Vermont Counterpoint
About this Piece
One of the first generation of Minimalist masters, Reich studied drumming with Roland Kohloff, principal timpanist of the New York Philharmonic, and later composition at Juilliard and Mills College. He helped put together the premiere of Terry Riley’s In C in 1964, and a few months later completed It’s Gonna Rain, his seminal tape piece of looped speech fragments. His other influences ranged from John Coltrane to Ghanaian drumming and Balinese gamelan music, resulting in lively, pulse-oriented music of great color. The scope of his music ranges from the sound of clapping hands to full-length multimedia theater pieces.

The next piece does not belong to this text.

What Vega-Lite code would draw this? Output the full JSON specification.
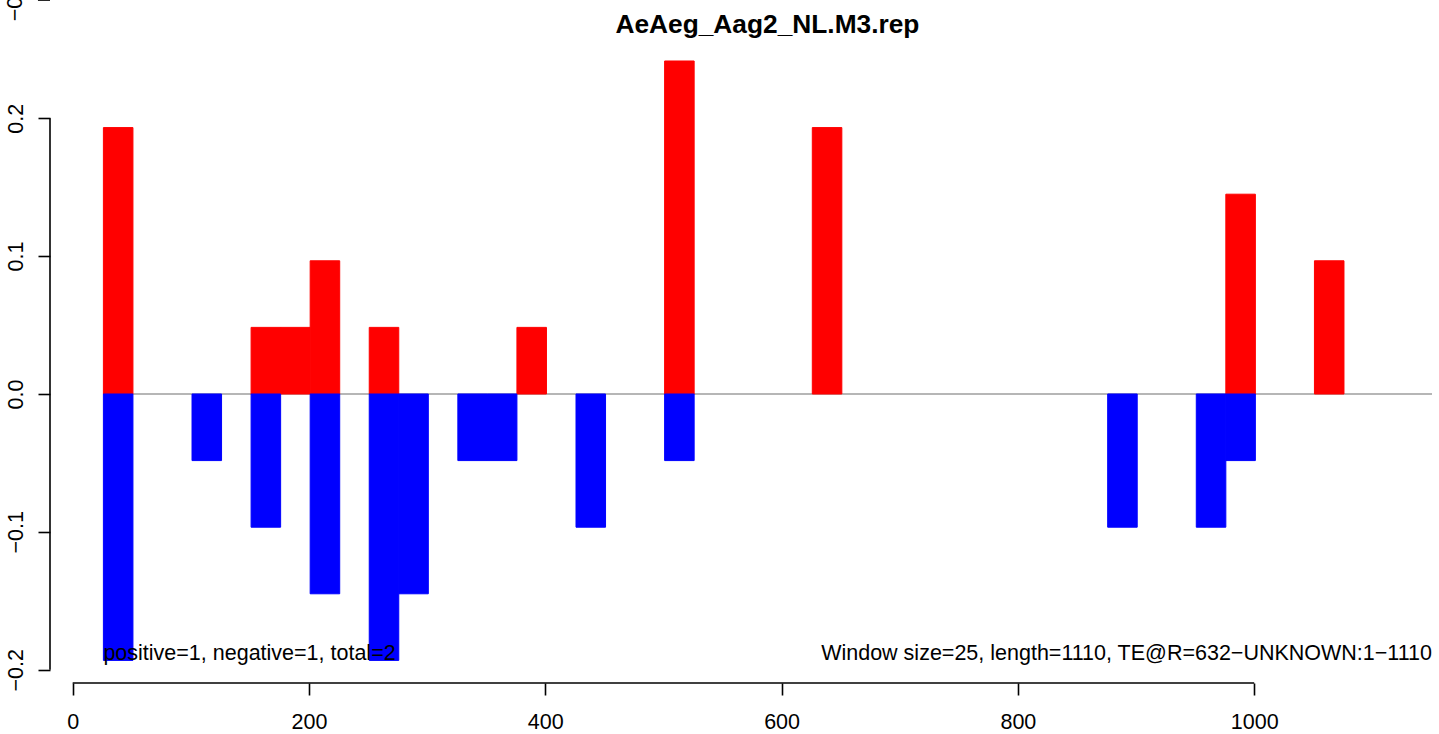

Vermont Counterpoint was composed in 1982 for flutist Ransom Wilson, initiating a series of pieces for live performers playing against taped performances (including New York Counterpoint for clarinetist Richard Stoltzman and Electric Counterpoint for guitarist Pat Metheny). The tape part has ten parts, to which the live performer adds an eleventh, playing alto flute and piccolo as well as the standard flute. “The compositional techniques used are primarily building up canons between short repeating melodic patterns by substituting notes for rests and then playing melodies that result from their combination,” Reich writes. “These resulting melodies or melodic patterns then become the basis for the following section as the other surrounding parts in the contrapuntal web fade out.”